Ma col tempo questa immagine finì ben presto per capovolgersi nel
suo contrario: “in una conformistica visione della vita basata
sulla competizione per il raggiungimento del successo”.
Sintetizzando, si può dire che oggi Nike è il simbolo di una
concezione dello sport in cui ciò che conta è solo il risultato,
con buona pace del barone De Coubertin.
Come si vede, è una concezione facilmente estendibile ad altri
campi del vivere sociale con tutte le conseguenze che questo
comporta. Nel caso della Nike è anche importante sottolineare come
si tratti di una marca che, pur avendo sponsorizzato numerosi altri
campioni, ha scelto di identificarsi totalmente con uno dei suoi
testimonial, il cestista Michael Jordan, assumendo tutti i vantaggi
e i rischi che una simile scelta comporta.

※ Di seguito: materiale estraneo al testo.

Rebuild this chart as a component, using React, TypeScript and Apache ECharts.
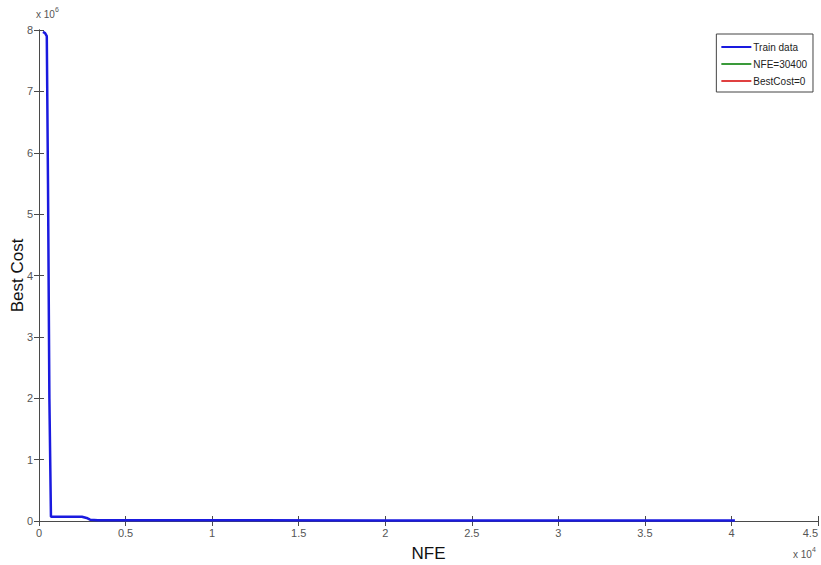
import React, { useEffect, useRef } from "react";
import * as echarts from "echarts";

// Convergence of the best cost against the number of function evaluations
const nfe = [230, 350, 450, 520, 600, 690, 1500, 2480, 2750, 2950, 3400, 5000, 10000, 20000, 30000, 40200];
const bestCost = [7.97e6, 7.95e6, 7.9e6, 5.5e6, 2.0e6, 70000, 70000, 70000, 50000, 22000, 12000, 12000, 11000, 10000, 10000, 10000];

// Reference markers shown in the legend
const nfeMarker = [[30400, 0]];
const bestCostMarker = [[30400, 0]];

const xTicks = [0, 0.5, 1, 1.5, 2, 2.5, 3, 3.5, 4, 4.5];
const yTicks = [0, 1, 2, 3, 4, 5, 6, 7, 8];

const axisColor = "#4a4a4a";
const labelColor = "#555555";
const font = "'Liberation Sans', Arial, sans-serif";

export default function App() {
  const ref = useRef<HTMLDivElement>(null);

  useEffect(() => {
    document.body.style.margin = "0";
    if (!ref.current) return;
    const chart = echarts.init(ref.current, undefined, { renderer: "svg" });

    const xMax = xTicks[xTicks.length - 1] * 1e4;
    const yMax = yTicks[yTicks.length - 1] * 1e6;

    const baseAxis = {
      type: "value" as const,
      min: 0,
      axisLine: { show: true, lineStyle: { color: axisColor, width: 1 } },
      axisTick: { show: true, inside: true, length: 5, lineStyle: { color: axisColor } },
      splitLine: { show: false },
    };

    chart.setOption({
      animation: false,
      backgroundColor: "#ffffff",
      grid: { left: 39, right: 3, top: 30, bottom: 44, containLabel: false, outerBoundsMode: "none" },
      xAxis: [
        {
          ...baseAxis,
          position: "bottom",
          max: xMax,
          interval: 5000,
          axisLabel: {
            color: labelColor,
            fontFamily: font,
            fontSize: 11,
            margin: 6,
            alignMaxLabel: "right",
            formatter: (v: number) => String(v / 1e4),
          },
          name: "NFE",
          nameLocation: "middle",
          nameGap: 24,
          nameTextStyle: { color: "#111", fontFamily: font, fontSize: 17 },
        },
        {
          ...baseAxis,
          position: "top",
          max: xMax,
          interval: 5000,
          axisLabel: { show: false },
        },
      ],
      yAxis: [
        {
          ...baseAxis,
          position: "left",
          max: yMax,
          interval: 1e6,
          axisLabel: {
            color: labelColor,
            fontFamily: font,
            fontSize: 11,
            margin: 6,
            formatter: (v: number) => String(v / 1e6),
          },
          name: "Best Cost",
          nameLocation: "middle",
          nameGap: 13,
          nameMoveOverlap: false,
          nameRotate: 90,
          nameTextStyle: { color: "#111", fontFamily: font, fontSize: 17 },
        },
        {
          ...baseAxis,
          position: "right",
          max: yMax,
          interval: 1e6,
          axisLabel: { show: false },
        },
      ],
      legend: {
        orient: "vertical",
        right: 8,
        top: 34,
        itemWidth: 30,
        itemHeight: 2,
        itemGap: 7,
        padding: [8, 6, 6, 5],
        borderColor: "#444",
        borderWidth: 1,
        backgroundColor: "#fff",
        textStyle: { color: "#222", fontFamily: font, fontSize: 10, padding: [0, 0, 0, -3] },
        data: [
          { name: "Train data", icon: "rect", itemStyle: { color: "#1a1adf" } },
          { name: "NFE=30400", icon: "rect", itemStyle: { color: "#3a9a3a" } },
          { name: "BestCost=0", icon: "rect", itemStyle: { color: "#e04040" } },
        ],
      },
      series: [
        {
          name: "Train data",
          type: "line",
          data: nfe.map((x, i) => [x, bestCost[i]]),
          showSymbol: false,
          symbol: "none",
          lineStyle: { color: "#1a1adf", width: 2.5 },
          itemStyle: { color: "#1a1adf" },
        },
        {
          name: "NFE=30400",
          type: "line",
          data: nfeMarker,
          showSymbol: false,
          symbol: "none",
          lineStyle: { color: "#3a9a3a", width: 1 },
          itemStyle: { color: "#3a9a3a" },
        },
        {
          name: "BestCost=0",
          type: "line",
          data: bestCostMarker,
          showSymbol: false,
          symbol: "none",
          lineStyle: { color: "#e04040", width: 1 },
          itemStyle: { color: "#e04040" },
        },
      ],
      graphic: [
        {
          type: "text",
          left: 36,
          top: 6,
          style: {
            text: "{b|x 10}{s|6}",
            rich: {
              b: { fontFamily: font, fontSize: 10, fill: labelColor, verticalAlign: "bottom" },
              s: { fontFamily: font, fontSize: 7, fill: labelColor, verticalAlign: "top", padding: [0, 0, 6, 0] },
            },
          },
        },
        {
          type: "text",
          left: 793,
          top: 546,
          style: {
            text: "{b|x 10}{s|4}",
            rich: {
              b: { fontFamily: font, fontSize: 10, fill: labelColor, verticalAlign: "bottom" },
              s: { fontFamily: font, fontSize: 7, fill: labelColor, verticalAlign: "top", padding: [0, 0, 6, 0] },
            },
          },
        },
      ],
    });

    return () => chart.dispose();
  }, []);

  return <div ref={ref} style={{ width: 821, height: 565 }} />;
}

Come si vede, in tutti questi casi si è sempre passati dalla
vendita di un prodotto a quella di un’idea della vita e di un modo
di essere. Così, durante la lettura il pensiero non poteva fare a
meno di applicare le analisi proposte alla situazione politica
italiana. Nel volume non se ne parla, ma quando leggiamo che “i
consumatori, in molti casi, si riconoscono a tal punto nei valori
proposti dalla marca che quest’ultima diventa molto più che una
marca”, è difficile non pensare all’influenza che la marca
Fininvest-Mediaset ha avuto sull’immaginario nazionale negli
ultimi vent’anni, allargandosi fino al punto di trasformare il
proprio mondo virtuale in vera e propria ideologia politica. Ci
sarebbe materia per scrivere un altro libro.